Julia: Request: SPQR backslash operator for sparse right hand sides

Created on 22 Oct 2019 · 5Comments · Source: JuliaLang/julia

I would like to invert a sparse matrix using LU factorization, via the following code:

using LinearAlgebra
using SuiteSparse
using SparseArrays
function invertMatrix(A)
    Af = lu(A)
    I = spdiagm(0 => ones(size(A)[1]))
    Ainv =  Af \ I
end

The factorization Af is is a SuiteSparse.UMFPACK.UmfpackLU{Float64,Int64} object and supports the backslash operator via the SPQR module, according to https://julialinearalgebra.github.io/SuiteSparse.jl/latest/umfpack.html. This backslash operator only supports right hand sides that inherit from StridedVecOrMat (see https://julialinearalgebra.github.io/SuiteSparse.jl/latest/spqr.html). Supplying the sparse identity matrix I constructed above thus fails with a method error. I therefore request that the SPQR backslash operator is extended to work with sparse right hand sides. The return type is also a dense array, so ideally this also becomes sparse array.

Kind regards,
Tom

PS: I know I can just make my identity matrix dense, but this causes excessive memory requirements to save all the zeros. Writing a for loop to go around this is my current solution, but is also suboptimal.

linear algebra sparse

Source

TomDeWeer

Most helpful comment

@DrTimothyAldenDavis - So great to see you here!

ViralBShah on 3 Nov 2019

🎉5

All 5 comments

I did some research and SuiteSparse has no solver that can incorporate sparse right hand sides without converting it to dense. Since Julia relies on SuiteSparse, this request is therefore improperly placed. Closing this issue.

TomDeWeer on 25 Oct 2019

I believe that is accurate - SuiteSparse doesn't yet support sparse RHS (although it may be possible for KLU to support it at some point). One can do various tricks to speed up sparse RHS solutions, but I believe you can't get the benefits of the multifrontal or supernodal methods usually in those cases.

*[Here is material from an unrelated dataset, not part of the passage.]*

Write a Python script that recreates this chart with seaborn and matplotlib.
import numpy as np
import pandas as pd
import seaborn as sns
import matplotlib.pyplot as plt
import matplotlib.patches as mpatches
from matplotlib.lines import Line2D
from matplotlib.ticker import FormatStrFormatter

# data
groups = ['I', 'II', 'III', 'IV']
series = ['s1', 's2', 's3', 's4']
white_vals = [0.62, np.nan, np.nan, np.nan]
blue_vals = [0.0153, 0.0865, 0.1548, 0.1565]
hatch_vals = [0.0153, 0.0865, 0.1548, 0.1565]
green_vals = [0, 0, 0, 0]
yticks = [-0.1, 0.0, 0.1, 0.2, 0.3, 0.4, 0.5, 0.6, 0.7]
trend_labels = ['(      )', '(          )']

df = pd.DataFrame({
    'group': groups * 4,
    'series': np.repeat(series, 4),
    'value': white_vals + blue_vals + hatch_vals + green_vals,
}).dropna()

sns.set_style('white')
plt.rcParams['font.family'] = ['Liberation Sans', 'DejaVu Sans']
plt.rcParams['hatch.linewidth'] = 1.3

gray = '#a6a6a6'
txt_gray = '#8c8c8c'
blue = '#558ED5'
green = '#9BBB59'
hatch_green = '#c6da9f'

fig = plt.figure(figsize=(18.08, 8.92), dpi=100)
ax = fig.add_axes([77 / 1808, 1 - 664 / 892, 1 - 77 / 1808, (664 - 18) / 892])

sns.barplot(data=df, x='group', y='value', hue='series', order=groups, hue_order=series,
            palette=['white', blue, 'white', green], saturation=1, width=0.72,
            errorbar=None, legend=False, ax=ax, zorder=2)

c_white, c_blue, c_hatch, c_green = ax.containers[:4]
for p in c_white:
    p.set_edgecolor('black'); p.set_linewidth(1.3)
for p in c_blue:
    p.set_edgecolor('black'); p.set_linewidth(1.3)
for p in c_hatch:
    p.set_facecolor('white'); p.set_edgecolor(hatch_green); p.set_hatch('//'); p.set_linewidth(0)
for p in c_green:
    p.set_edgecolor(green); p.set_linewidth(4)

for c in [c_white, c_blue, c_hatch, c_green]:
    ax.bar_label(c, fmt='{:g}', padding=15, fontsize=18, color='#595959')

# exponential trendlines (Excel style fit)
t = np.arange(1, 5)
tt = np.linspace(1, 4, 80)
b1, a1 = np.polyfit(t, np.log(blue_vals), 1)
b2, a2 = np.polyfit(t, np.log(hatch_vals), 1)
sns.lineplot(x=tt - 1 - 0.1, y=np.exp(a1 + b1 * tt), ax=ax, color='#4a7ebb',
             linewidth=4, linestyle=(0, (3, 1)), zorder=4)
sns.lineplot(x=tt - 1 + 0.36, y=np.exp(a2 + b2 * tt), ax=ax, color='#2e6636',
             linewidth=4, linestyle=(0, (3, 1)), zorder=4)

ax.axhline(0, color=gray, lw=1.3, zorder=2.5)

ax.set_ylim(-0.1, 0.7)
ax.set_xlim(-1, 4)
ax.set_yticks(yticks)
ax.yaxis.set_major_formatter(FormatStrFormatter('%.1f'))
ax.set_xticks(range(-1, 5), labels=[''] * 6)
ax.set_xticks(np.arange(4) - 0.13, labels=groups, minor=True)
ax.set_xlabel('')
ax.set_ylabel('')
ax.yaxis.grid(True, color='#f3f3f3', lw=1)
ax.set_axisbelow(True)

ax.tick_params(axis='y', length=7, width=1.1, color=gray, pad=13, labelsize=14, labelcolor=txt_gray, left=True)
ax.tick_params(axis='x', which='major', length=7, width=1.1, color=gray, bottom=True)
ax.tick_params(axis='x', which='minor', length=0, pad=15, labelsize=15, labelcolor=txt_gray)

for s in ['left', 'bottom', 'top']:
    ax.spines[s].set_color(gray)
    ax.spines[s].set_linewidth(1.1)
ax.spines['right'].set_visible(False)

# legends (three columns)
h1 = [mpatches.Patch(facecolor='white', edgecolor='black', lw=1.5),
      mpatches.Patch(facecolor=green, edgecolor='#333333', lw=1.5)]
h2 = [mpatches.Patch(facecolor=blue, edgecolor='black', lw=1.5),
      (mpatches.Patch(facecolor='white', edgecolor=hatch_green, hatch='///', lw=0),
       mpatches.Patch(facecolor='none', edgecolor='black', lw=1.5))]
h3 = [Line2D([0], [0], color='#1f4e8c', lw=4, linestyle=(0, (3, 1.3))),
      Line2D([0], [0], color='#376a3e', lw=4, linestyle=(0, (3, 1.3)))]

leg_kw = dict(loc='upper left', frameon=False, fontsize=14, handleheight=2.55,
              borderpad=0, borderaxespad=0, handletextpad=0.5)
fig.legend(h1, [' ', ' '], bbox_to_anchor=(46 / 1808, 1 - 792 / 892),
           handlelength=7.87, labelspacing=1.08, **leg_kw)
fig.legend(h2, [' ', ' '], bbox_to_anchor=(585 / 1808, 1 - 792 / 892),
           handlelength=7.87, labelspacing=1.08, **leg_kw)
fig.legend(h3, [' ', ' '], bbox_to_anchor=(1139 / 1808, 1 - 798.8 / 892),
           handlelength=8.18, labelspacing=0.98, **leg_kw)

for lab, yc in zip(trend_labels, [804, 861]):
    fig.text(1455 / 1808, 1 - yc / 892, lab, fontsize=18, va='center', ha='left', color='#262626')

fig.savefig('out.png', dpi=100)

The best way to do all this would be to implement the Gilbert Peierls algorithm natively in Julia: https://ecommons.cornell.edu/bitstream/handle/1813/6623/86-783.pdf

ViralBShah on 25 Oct 2019

Could be a Google Summer of Code project potentially for someone with the right level of background and interest.

ViralBShah on 25 Oct 2019

CSparse has a cs_spsolve function that can do both x=L\b and x=U\b, both using Gilbert-Peierl's method, and where b is sparse. It assumes a workspace of size n, and takes O(n) time to initialize it. If the workspace were passed in pre-initialized, and then the parts used were cleared before returning, then it could be used to create a sparse forward/backsolve to compute a single column of the inverse. That function would be a good place to start since it's so simple.